En las tres series el tema es el mismo en realidad: la escisión de la sociedad en clases rasga el conjunto de las relaciones sociales y a cada uno de nosotros, desde lo supuestamente más íntimo -la memoria- hasta la geopolítica, pasando por nuestra forma de mirar el mundo y los espacios por los que nos movemos. Pero esto no es ninguna novedad: la sociedad se dividió en clases sociales hace ahora unos 8.000 años ¿Por qué ahora es «tema» para la industria? Porque el 1% más rico del planeta atesorará, dentro de una docena de años, el 30% de la riqueza mundial. Solo es un tímido reflejo de la spbre- concentración de capital que produce la incapacidad del capitalismo para tener un crecimiento real. Pero es visible hasta lo evidente y se acompaña de la paralela pauperización de sectores cada vez más amplios de los trabajadores en todo el mundo.

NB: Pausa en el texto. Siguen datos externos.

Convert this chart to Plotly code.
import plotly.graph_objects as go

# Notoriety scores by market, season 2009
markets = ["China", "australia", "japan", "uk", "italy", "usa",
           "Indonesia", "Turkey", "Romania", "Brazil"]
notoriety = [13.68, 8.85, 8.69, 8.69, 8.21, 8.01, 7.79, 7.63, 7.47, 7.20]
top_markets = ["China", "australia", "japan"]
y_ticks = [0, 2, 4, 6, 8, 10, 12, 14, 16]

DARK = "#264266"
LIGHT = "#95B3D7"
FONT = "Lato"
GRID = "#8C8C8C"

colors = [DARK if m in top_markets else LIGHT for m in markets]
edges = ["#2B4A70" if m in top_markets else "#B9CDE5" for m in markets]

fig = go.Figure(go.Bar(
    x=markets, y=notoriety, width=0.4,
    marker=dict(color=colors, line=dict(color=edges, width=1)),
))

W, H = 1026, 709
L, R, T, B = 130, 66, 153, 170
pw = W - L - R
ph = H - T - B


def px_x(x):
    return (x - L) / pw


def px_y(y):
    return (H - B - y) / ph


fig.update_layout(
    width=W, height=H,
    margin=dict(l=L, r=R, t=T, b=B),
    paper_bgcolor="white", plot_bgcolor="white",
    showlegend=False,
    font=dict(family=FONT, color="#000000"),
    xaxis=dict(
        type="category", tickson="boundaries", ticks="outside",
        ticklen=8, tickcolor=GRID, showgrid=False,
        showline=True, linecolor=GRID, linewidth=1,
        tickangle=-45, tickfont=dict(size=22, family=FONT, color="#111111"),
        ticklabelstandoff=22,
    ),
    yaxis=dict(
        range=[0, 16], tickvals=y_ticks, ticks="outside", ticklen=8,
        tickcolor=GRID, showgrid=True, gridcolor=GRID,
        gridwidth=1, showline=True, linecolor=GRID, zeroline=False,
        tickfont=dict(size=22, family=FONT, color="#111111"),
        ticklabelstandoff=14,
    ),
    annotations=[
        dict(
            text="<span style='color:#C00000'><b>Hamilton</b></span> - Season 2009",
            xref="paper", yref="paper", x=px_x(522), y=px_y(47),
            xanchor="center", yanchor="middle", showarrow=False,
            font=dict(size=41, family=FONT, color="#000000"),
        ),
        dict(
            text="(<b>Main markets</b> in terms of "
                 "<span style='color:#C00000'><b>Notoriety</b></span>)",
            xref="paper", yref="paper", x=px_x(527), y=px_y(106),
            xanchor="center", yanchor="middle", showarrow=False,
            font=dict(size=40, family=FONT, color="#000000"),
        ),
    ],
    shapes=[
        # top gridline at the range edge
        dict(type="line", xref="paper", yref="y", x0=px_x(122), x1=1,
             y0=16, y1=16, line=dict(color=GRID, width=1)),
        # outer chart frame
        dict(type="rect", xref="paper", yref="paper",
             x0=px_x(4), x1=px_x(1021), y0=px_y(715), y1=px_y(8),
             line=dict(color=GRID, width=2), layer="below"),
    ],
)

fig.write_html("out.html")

La industria del audiovisual, siempre atenta a las inquietudes del «público», tiene que dar una respuesta. Y sobre todo tiene que dar una respuesta desde protagonistas aislados, impotentes, capaces solo de conseguir «bellos gestos», «victorias morales» o una «libertad» que no cambie nada. Tiene que poder reducirlo a ética heroica o acompañarlo de historias de amor. Tiene, en una palabra que conseguir que desveamos, que nos perdamos y sigamos sin ver que hay un final alternativo para este cuento que se ha vuelto tan siniestro.